THOMAS WILLIAMS--CHARLES O'R BALA--DAVID CHARLES.

With the close of the eighteenth century the Golden Age of Welsh hymnody began to decline. There has been a succession of great national poets since; but they are bards of the Eisteddvod rather than singers of the sanctuary. At the same time it deserves to be noted that the chief Eisteddvod poems of the present century have nearly all some sacred subject. The great poets have failed, as usual, to write great hymns. Still, the period is not void of interesting illustrations of the songs of the Church.

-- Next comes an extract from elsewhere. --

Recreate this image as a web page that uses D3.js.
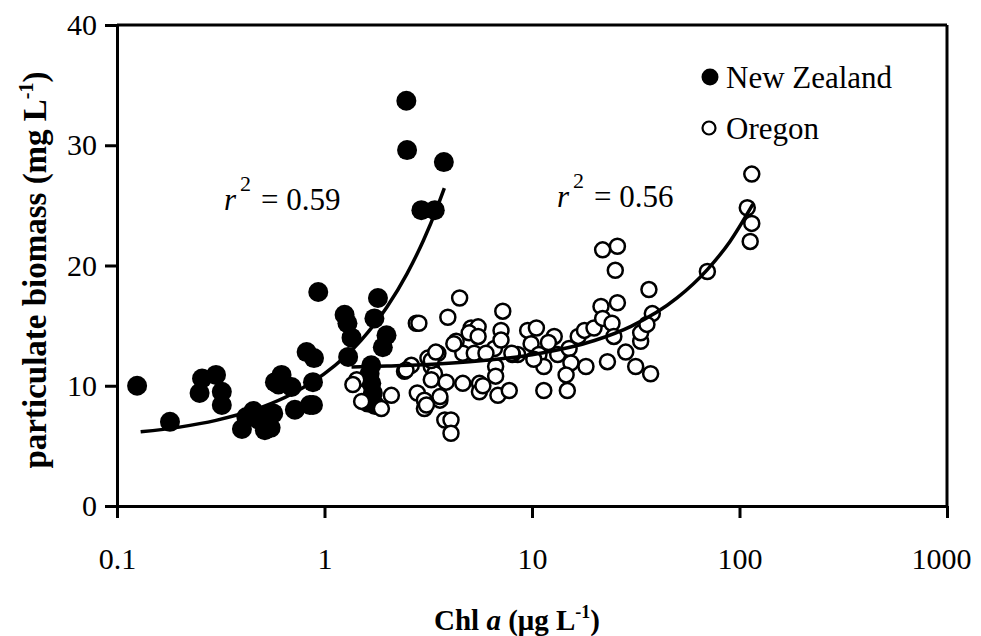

THOMAS WILLIAMS, of Bethesda, in the Vale of Glamorgan, was originally a well-to-do farmer; but, owing to a bitter controversy concerning the alleged heresy of an eminent Methodist divine of the time--the Rev. Peter Williams--he, with a number of sympathizers, organized an Independent church, of which he afterwards became minister. Religiously, he was a child of the eighteenth century; and his hymns have a close spiritual affinity to the hymns of David Jones and 82 Morgan Rhys and William Williams. But here and there we find traces of the natural reaction which followed the fervour of the Great Revival. A chill melancholy steals sometimes over his faith--like the sound of an autumn breeze shuddering among the brown leaves after sunset. But it passes, and be rejoices again. His volume of hymns, entitled Waters of Bethesda, was published in 1823. It takes its name from its first, and one of his best-known hymns.